Genre: Reality TV; Starring: David Smith; Series Premiere: 10/28/2003; Broadcaster: Fox

”My last name means poor, but I’m sure it’s gonna change soon,” said Karolina from the Czech Republic.

And with that proclamation, ”The Next Joe Millionaire” galloped onto TV screens starring a cowboy with an oil-infused trust fund who heads to Europe to have his way with a bunch of naifs, who turn out to be pricklier than he anticipated. (Somebody’s gotta have considered calling it ”Who Wants to Marry George Bush?”)

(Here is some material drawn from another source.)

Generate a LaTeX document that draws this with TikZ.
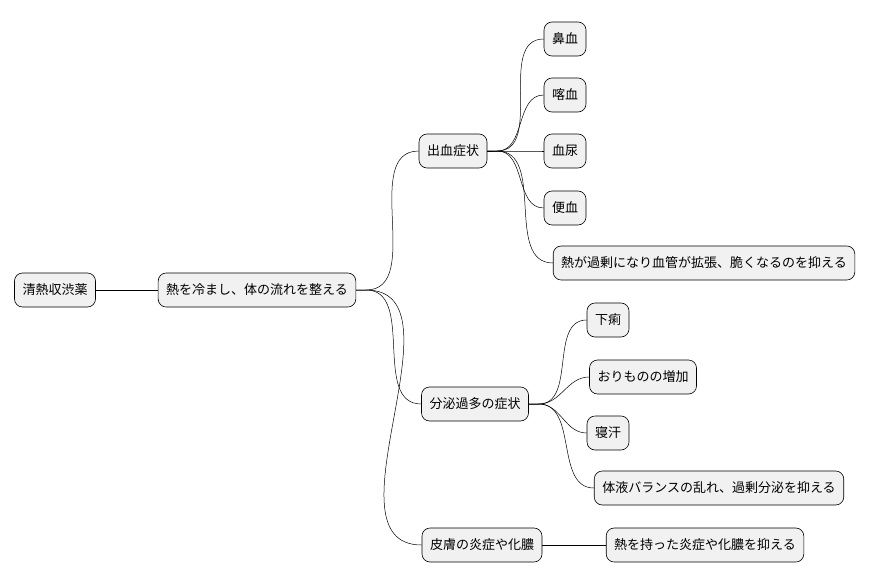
\documentclass[tikz,border=0pt]{standalone}
\usepackage{fontspec}
\setmainfont{Noto Sans CJK JP}
\usetikzlibrary{positioning}
\definecolor{boxfill}{HTML}{F1F1F1}

\tikzset{
    topic/.style={draw, rounded corners=8pt, fill=boxfill, minimum height=34pt,
        inner xsep=8pt, font=\fontsize{13}{15}\selectfont, line width=0.6pt},
    branch/.style={line width=0.5pt}
}

\begin{document}
\begin{tikzpicture}[x=1pt, y=-1pt]
\useasboundingbox (0,0) rectangle (880,583);

\node[topic] (root) at (55,290) {清熱収渋薬};
\node[topic] (heat) at (257,290) {熱を冷まし、体の流れを整える};

\node[topic] (bleed) at (453,151) {出血症状};
\node[topic] (secr) at (475,404) {分泌過多の症状};
\node[topic] (skin) at (482,545) {皮膚の炎症や化膿};

\node[topic] (b1) at (565,39) {鼻血};
\node[topic] (b2) at (565,95) {喀血};
\node[topic] (b3) at (565,151) {血尿};
\node[topic] (b4) at (565,208) {便血};
\node[topic] (b5) at (704,263) {熱が過剰になり血管が拡張、脆くなるのを抑える};

\node[topic] (s1) at (608,320) {下痢};
\node[topic] (s2) at (643,377) {おりものの増加};
\node[topic] (s3) at (608,433) {寝汗};
\node[topic] (s4) at (719,488) {体液バランスの乱れ、過剰分泌を抑える};

\node[topic] (k1) at (705,545) {熱を持った炎症や化膿を抑える};

\draw[branch] (root) -- (heat);
\draw[branch] (skin) -- (k1);

\foreach \p/\c in {heat/bleed, heat/secr, heat/skin,
    bleed/b1, bleed/b2, bleed/b3, bleed/b4, bleed/b5,
    secr/s1, secr/s2, secr/s3, secr/s4}
    \draw[branch] (\p.east) -- ++(10,0) to[out=0, in=180] (\c.west);

\end{tikzpicture}
\end{document}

For Fox – which has the unparalleled ability to tap into the cultural zeitgeist – pulling the wool over the eyes of 14 European women for the franchise’s encore must have been a no-brainer. Nine months, one war, and one freedom-fry fuss after the first ”Joe Millionaire” aired, Euro-bashing is almost patriotic.

Unfortunately, Joe’s ladies (whose faces emerge from their home countries in the opening credits, as if to emphasize their ”otherness”) aren’t exactly U.N. ambassadors: They practically fall out of their seats laughing when told that Joe is a cowboy. ”I’m going to go to Texas and live on the ranch and eat the ranch dressing every day,” proclaims Karolina’s Czech mate Linda. If only Fox let comments like this stand on their own, instead of setting them to a rousing hillbilly score. You half expect the women to raise their arms to reveal thatches of airbrushed-in armpit hair just to amplify the contrast.

The brilliance of the first ”Joe Millionaire” was the way it interwove gender and class in ways not seen on TV since ”Dallas.” So far, the only brilliance of the abysmally rated second edition is the fact that the girls know the ”Dallas” theme by heart.